=== Task statement ===
Look at the data below and print exactly the lines from its first line through the line with "ndvi_series = [a_ndvi, b_ndvi, c_ndvi, d_ndvi]"; the pictures stay out of the copy.

----------

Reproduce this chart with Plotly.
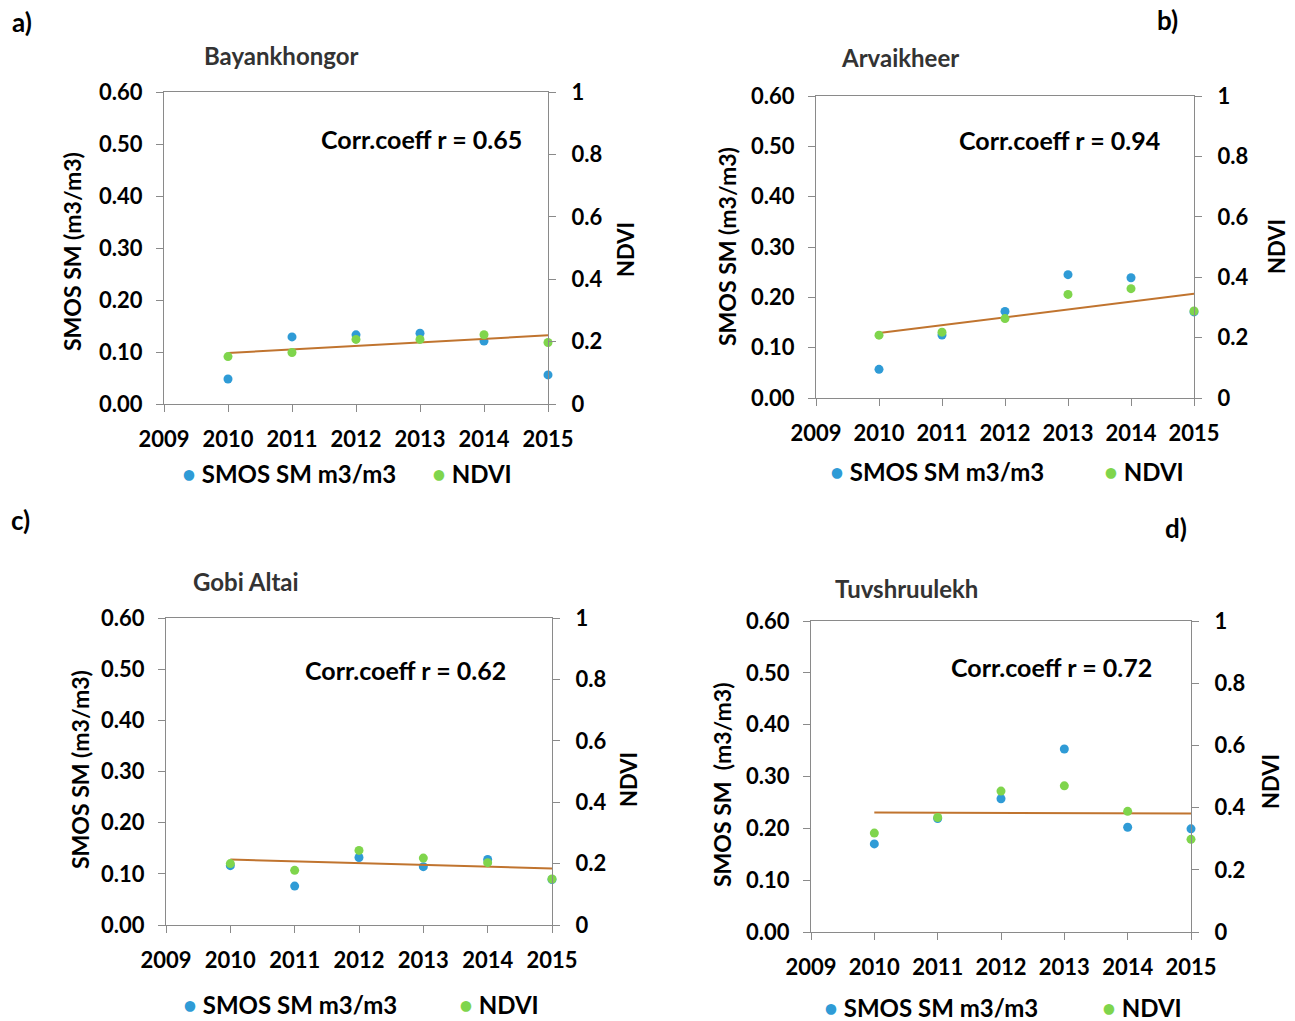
import numpy as np
import plotly.graph_objects as go

W, H = 1295, 1021

years = [2010, 2011, 2012, 2013, 2014, 2015]
year_ticks = [2009, 2010, 2011, 2012, 2013, 2014, 2015]
sm_ticks = [0.0, 0.1, 0.2, 0.3, 0.4, 0.5, 0.6]
ndvi_ticks = [0, 0.2, 0.4, 0.6, 0.8, 1]

names = ["Bayankhongor", "Arvaikheer", "Gobi Altai", "Tuvshruulekh"]
letters = ["a)", "b)", "c)", "d)"]
corr_r = ["0.65", "0.94", "0.62", "0.72"]

a_sm = [0.048, 0.129, 0.133, 0.136, 0.121, 0.056]
a_ndvi = [0.152, 0.165, 0.207, 0.207, 0.222, 0.197]
b_sm = [0.057, 0.125, 0.172, 0.245, 0.239, 0.171]
b_ndvi = [0.208, 0.218, 0.263, 0.343, 0.362, 0.288]
c_sm = [0.116, 0.076, 0.132, 0.114, 0.128, 0.089]
c_ndvi = [0.200, 0.178, 0.243, 0.218, 0.203, 0.150]
d_sm = [0.170, 0.219, 0.257, 0.353, 0.202, 0.199]
d_ndvi = [0.318, 0.368, 0.453, 0.470, 0.388, 0.298]

sm_series = [a_sm, b_sm, c_sm, d_sm]
ndvi_series = [a_ndvi, b_ndvi, c_ndvi, d_ndvi]

# layout (pixel boxes of the plot areas)
boxes = [
    dict(x0=164, x1=548, y0=92, y1=404, title=(281, 55), corr=(421, 139), sm_lab=(72, 252),
         nd_lab=(625, 250), leg_y=474, leg1=180, leg2=430, letter=(22, 22)),
    dict(x0=816, x1=1194, y0=96, y1=398, title=(900, 58), corr=(1059, 140), sm_lab=(727, 247),
         nd_lab=(1277, 247), leg_y=471, leg1=828, leg2=1102, letter=(1167, 20)),
    dict(x0=166, x1=552, y0=618, y1=925, title=(246, 581), corr=(405, 670), sm_lab=(80, 770),
         nd_lab=(628, 780), leg_y=1004, leg1=181, leg2=457, letter=(20, 520)),
    dict(x0=811, x1=1191, y0=621, y1=932, title=(906, 588), corr=(1051, 667), sm_lab=(722, 785),
         nd_lab=(1270, 782), leg_y=1007, leg1=822, leg2=1100, letter=(1176, 528)),
]

FONT = "Lato"
BLUE = "#2f9bd6"
GREEN = "#7fd54c"
TREND = "#c0742f"
AXC = "#8a8a8a"


def px(x):
    return x / W


def py(y):
    return 1 - y / H


fig = go.Figure()
annotations = []
layout = {}

for i in range(4):
    b = boxes[i]
    xa = "x" if i == 0 else f"x{i + 1}"
    ya_l = f"y{2 * i + 1}" if i > 0 else "y"
    ya_r = f"y{2 * i + 2}"
    xkey = "xaxis" if i == 0 else f"xaxis{i + 1}"
    ylkey = "yaxis" if i == 0 else f"yaxis{2 * i + 1}"
    yrkey = f"yaxis{2 * i + 2}"

    sm = sm_series[i]
    nd = ndvi_series[i]
    coef = np.polyfit(years, nd, 1)
    trend_x = [years[0], years[-1]]
    trend_y = list(np.polyval(coef, trend_x))

    fig.add_trace(go.Scatter(x=years, y=sm, mode="markers", xaxis=xa, yaxis=ya_l,
                             marker=dict(color=BLUE, size=9), cliponaxis=False,
                             name="SMOS SM m3/m3", showlegend=False))
    fig.add_trace(go.Scatter(x=trend_x, y=trend_y, mode="lines", xaxis=xa, yaxis=ya_r,
                             line=dict(color=TREND, width=2), cliponaxis=False,
                             name="Linear (NDVI)", showlegend=False))
    fig.add_trace(go.Scatter(x=years, y=nd, mode="markers", xaxis=xa, yaxis=ya_r,
                             marker=dict(color=GREEN, size=9), cliponaxis=False,
                             name="NDVI", showlegend=False))

    tickfont = dict(family=FONT, size=22, color="black", weight="bold")
    common = dict(showgrid=False, zeroline=False, automargin=False, tickfont=tickfont,
                  showline=True, linecolor=AXC, linewidth=1.3,
                  ticks="outside", ticklen=7, tickcolor=AXC, tickwidth=1.3)
    layout[xkey] = dict(
        domain=[px(b["x0"]), px(b["x1"])], anchor=ya_l, range=[2009, 2015],
        tickvals=year_ticks, ticktext=[str(t) for t in year_ticks],
        mirror=True, ticklabelstandoff=8, **common,
    )
    layout[ylkey] = dict(
        domain=[py(b["y1"]), py(b["y0"])], anchor=xa, range=[0, 0.6],
        tickvals=sm_ticks, ticktext=[f"{t:.2f}" for t in sm_ticks],
        ticklabelstandoff=9, **common,
    )
    layout[yrkey] = dict(
        overlaying=ya_l, anchor=xa, side="right", range=[0, 1],
        tickvals=ndvi_ticks, ticktext=[f"{t:g}" for t in ndvi_ticks],
        ticklabelstandoff=11, **common,
    )

    def ann(x, y, text, size=21, color="black", xanchor="center", angle=0):
        annotations.append(dict(x=px(x), y=py(y), xref="paper", yref="paper", text=text,
                                showarrow=False, xanchor=xanchor, yanchor="middle",
                                textangle=angle,
                                font=dict(family=FONT, size=size, color=color, weight="bold")))

    ann(b["title"][0], b["title"][1], names[i], size=24, color="#333333")
    ann(b["corr"][0], b["corr"][1], f"Corr.coeff r = {corr_r[i]}", size=25)
    sm_title = "SMOS SM  (m3/m3)" if i == 3 else "SMOS SM (m3/m3)"
    ann(b["sm_lab"][0], b["sm_lab"][1], sm_title, size=23, angle=-90)
    ann(b["nd_lab"][0], b["nd_lab"][1], "NDVI", size=22, angle=-90)
    ann(b["letter"][0], b["letter"][1], letters[i], size=26)
    ann(b["leg1"], b["leg_y"], f"<span style='color:{BLUE}'>•</span> SMOS SM m3/m3",
        size=24, xanchor="left")
    ann(b["leg2"], b["leg_y"], f"<span style='color:{GREEN}'>•</span> NDVI",
        size=24, xanchor="left")

fig.update_layout(
    template="none",
    width=W, height=H, margin=dict(l=0, r=0, t=0, b=0, autoexpand=False),
    paper_bgcolor="white", plot_bgcolor="white",
    annotations=annotations, showlegend=False,
    font=dict(family=FONT),
    **layout,
)

fig.write_html(
    "out.html",
    config={"displayModeBar": False},
    post_script="document.body.style.margin='0px';document.body.style.overflow='hidden';",
)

----------

=== Output for this exercise ===
Reproduce this chart with Plotly.
import numpy as np
import plotly.graph_objects as go

W, H = 1295, 1021

years = [2010, 2011, 2012, 2013, 2014, 2015]
year_ticks = [2009, 2010, 2011, 2012, 2013, 2014, 2015]
sm_ticks = [0.0, 0.1, 0.2, 0.3, 0.4, 0.5, 0.6]
ndvi_ticks = [0, 0.2, 0.4, 0.6, 0.8, 1]

names = ["Bayankhongor", "Arvaikheer", "Gobi Altai", "Tuvshruulekh"]
letters = ["a)", "b)", "c)", "d)"]
corr_r = ["0.65", "0.94", "0.62", "0.72"]

a_sm = [0.048, 0.129, 0.133, 0.136, 0.121, 0.056]
a_ndvi = [0.152, 0.165, 0.207, 0.207, 0.222, 0.197]
b_sm = [0.057, 0.125, 0.172, 0.245, 0.239, 0.171]
b_ndvi = [0.208, 0.218, 0.263, 0.343, 0.362, 0.288]
c_sm = [0.116, 0.076, 0.132, 0.114, 0.128, 0.089]
c_ndvi = [0.200, 0.178, 0.243, 0.218, 0.203, 0.150]
d_sm = [0.170, 0.219, 0.257, 0.353, 0.202, 0.199]
d_ndvi = [0.318, 0.368, 0.453, 0.470, 0.388, 0.298]

sm_series = [a_sm, b_sm, c_sm, d_sm]
ndvi_series = [a_ndvi, b_ndvi, c_ndvi, d_ndvi]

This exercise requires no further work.